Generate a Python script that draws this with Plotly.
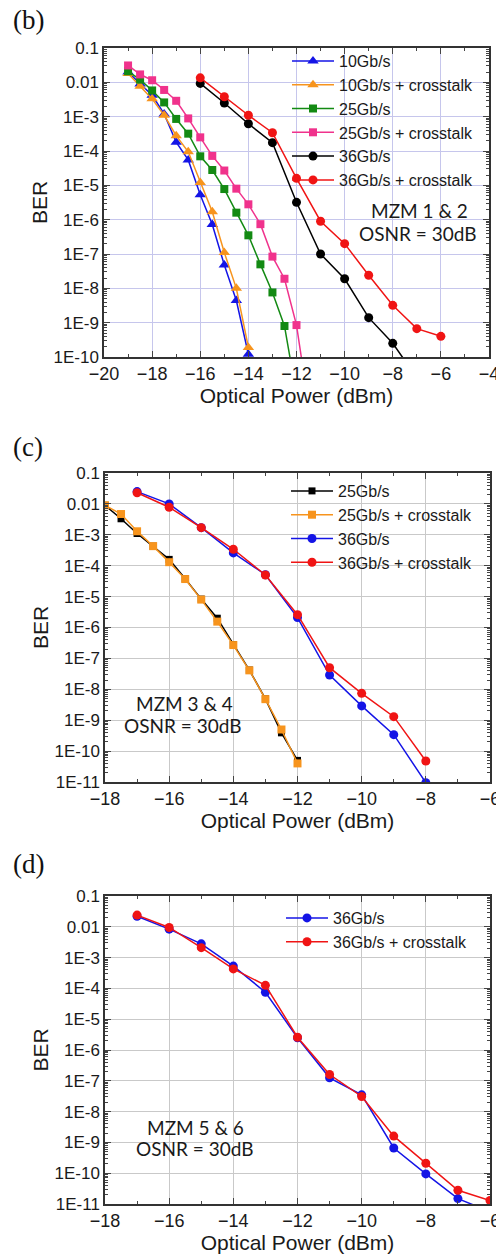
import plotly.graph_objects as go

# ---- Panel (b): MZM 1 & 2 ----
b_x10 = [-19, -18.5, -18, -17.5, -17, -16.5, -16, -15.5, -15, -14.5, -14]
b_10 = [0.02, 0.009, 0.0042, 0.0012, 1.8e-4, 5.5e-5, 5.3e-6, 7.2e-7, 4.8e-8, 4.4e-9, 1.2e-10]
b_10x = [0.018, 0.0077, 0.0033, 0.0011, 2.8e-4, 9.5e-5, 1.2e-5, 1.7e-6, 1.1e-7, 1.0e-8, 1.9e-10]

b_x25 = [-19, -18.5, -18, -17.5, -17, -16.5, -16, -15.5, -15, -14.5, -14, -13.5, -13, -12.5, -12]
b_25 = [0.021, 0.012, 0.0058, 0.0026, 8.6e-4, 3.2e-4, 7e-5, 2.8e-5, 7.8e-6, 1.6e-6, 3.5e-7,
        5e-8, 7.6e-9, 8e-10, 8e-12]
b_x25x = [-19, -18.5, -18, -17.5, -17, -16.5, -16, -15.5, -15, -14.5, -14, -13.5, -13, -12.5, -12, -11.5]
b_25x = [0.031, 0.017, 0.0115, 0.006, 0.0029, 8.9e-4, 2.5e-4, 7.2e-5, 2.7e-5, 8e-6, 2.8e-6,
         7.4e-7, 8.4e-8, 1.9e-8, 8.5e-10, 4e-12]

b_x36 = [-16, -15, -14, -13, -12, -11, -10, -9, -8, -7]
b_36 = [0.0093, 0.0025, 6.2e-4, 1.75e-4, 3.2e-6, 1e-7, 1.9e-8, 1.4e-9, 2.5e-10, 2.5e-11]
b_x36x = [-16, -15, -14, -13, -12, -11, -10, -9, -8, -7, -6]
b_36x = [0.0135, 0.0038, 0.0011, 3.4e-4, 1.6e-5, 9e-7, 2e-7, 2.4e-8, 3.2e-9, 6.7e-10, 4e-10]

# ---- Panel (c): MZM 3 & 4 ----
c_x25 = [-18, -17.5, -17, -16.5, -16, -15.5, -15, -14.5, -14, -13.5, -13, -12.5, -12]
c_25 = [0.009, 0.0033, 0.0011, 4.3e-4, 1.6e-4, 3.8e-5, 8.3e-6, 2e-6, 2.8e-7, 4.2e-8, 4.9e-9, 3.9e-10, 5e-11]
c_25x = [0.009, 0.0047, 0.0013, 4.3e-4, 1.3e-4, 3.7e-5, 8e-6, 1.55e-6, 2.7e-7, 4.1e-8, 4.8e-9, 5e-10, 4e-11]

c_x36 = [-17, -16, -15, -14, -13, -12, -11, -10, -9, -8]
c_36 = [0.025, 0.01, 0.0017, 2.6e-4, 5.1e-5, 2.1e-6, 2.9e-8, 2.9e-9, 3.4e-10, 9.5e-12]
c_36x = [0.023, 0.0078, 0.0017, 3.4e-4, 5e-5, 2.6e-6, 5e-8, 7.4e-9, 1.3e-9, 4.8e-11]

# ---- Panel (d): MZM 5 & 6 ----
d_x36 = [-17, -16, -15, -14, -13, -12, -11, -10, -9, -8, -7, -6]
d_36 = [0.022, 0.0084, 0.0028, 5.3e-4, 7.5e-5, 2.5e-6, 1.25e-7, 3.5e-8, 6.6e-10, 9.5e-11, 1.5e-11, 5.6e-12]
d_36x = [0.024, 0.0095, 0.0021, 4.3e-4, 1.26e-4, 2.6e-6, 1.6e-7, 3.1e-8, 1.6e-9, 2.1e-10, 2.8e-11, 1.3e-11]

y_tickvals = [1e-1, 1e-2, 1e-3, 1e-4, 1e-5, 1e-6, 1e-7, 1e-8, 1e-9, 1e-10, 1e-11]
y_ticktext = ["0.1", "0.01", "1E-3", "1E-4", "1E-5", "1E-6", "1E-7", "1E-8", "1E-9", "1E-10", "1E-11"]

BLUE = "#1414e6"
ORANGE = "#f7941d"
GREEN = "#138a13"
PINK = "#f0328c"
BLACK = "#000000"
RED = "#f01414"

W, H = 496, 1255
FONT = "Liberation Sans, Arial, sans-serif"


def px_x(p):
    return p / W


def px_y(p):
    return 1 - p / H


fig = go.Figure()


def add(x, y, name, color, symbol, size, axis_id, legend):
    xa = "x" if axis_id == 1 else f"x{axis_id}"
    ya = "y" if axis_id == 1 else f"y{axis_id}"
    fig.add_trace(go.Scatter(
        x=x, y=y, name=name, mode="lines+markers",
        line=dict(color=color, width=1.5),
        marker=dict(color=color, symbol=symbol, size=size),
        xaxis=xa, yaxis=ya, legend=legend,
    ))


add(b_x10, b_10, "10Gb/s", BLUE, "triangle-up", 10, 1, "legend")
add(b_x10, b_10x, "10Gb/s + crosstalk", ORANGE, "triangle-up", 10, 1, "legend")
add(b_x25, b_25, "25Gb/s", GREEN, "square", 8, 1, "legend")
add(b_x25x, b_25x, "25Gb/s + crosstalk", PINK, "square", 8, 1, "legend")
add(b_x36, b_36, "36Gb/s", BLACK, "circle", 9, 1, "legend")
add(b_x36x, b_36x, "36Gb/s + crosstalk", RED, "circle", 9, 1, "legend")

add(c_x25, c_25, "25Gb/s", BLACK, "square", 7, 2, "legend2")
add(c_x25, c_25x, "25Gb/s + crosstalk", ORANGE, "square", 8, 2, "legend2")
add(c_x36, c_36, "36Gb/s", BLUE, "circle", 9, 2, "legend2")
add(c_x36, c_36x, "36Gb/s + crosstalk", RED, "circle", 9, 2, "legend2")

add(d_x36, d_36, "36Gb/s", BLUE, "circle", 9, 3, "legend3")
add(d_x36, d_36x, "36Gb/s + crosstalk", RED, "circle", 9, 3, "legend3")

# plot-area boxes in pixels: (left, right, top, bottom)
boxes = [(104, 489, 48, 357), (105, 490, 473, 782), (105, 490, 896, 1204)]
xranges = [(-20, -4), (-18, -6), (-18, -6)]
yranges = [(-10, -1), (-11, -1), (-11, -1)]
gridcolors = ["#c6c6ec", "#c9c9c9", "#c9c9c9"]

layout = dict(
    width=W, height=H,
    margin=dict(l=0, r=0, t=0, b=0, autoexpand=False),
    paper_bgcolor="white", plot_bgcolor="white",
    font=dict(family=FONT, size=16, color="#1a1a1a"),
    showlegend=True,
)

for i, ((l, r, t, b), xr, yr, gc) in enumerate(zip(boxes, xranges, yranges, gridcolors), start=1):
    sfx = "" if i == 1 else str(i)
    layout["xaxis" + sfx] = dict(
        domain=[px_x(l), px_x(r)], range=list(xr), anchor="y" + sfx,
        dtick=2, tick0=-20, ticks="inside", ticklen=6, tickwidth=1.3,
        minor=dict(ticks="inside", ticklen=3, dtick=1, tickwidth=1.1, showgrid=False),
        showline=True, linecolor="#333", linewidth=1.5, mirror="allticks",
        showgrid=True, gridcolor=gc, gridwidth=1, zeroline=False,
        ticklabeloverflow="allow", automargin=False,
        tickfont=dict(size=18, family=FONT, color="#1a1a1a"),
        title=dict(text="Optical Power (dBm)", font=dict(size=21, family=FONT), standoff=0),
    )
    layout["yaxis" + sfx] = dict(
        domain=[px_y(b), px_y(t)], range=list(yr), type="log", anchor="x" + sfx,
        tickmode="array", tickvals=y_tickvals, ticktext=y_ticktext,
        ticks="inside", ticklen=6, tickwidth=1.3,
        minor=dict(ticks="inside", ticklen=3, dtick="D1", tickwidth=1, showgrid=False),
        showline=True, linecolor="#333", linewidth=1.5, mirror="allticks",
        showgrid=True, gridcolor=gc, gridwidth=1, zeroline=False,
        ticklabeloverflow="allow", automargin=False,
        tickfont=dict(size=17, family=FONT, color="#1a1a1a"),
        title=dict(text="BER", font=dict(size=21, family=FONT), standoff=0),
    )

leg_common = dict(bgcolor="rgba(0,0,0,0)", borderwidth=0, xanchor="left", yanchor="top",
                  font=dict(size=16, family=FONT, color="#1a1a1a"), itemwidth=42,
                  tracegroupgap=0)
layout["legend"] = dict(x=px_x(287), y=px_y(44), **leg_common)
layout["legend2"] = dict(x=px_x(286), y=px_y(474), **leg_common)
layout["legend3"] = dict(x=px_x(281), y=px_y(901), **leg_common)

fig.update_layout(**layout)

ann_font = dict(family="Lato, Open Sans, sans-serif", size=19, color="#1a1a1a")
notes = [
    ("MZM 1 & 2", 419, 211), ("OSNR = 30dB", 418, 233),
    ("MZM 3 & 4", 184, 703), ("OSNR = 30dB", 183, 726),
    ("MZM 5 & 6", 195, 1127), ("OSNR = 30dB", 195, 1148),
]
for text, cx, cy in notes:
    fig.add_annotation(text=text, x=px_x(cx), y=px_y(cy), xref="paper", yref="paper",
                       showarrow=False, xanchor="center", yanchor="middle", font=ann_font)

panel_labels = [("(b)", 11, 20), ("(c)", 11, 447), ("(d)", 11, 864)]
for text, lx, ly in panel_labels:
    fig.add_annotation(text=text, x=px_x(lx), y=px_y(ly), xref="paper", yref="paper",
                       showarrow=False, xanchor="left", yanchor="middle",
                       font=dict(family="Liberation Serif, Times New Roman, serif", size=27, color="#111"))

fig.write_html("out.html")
****************************************
→ **Directions**:
Repeat only what lies between the start of the data and the end of the line containing "1.1e-7, 1.0e-8, 1.9e-10]", exactly, with pictures left out.

→ **Solution to this task**:
Generate a Python script that draws this with Plotly.
import plotly.graph_objects as go

# ---- Panel (b): MZM 1 & 2 ----
b_x10 = [-19, -18.5, -18, -17.5, -17, -16.5, -16, -15.5, -15, -14.5, -14]
b_10 = [0.02, 0.009, 0.0042, 0.0012, 1.8e-4, 5.5e-5, 5.3e-6, 7.2e-7, 4.8e-8, 4.4e-9, 1.2e-10]
b_10x = [0.018, 0.0077, 0.0033, 0.0011, 2.8e-4, 9.5e-5, 1.2e-5, 1.7e-6, 1.1e-7, 1.0e-8, 1.9e-10]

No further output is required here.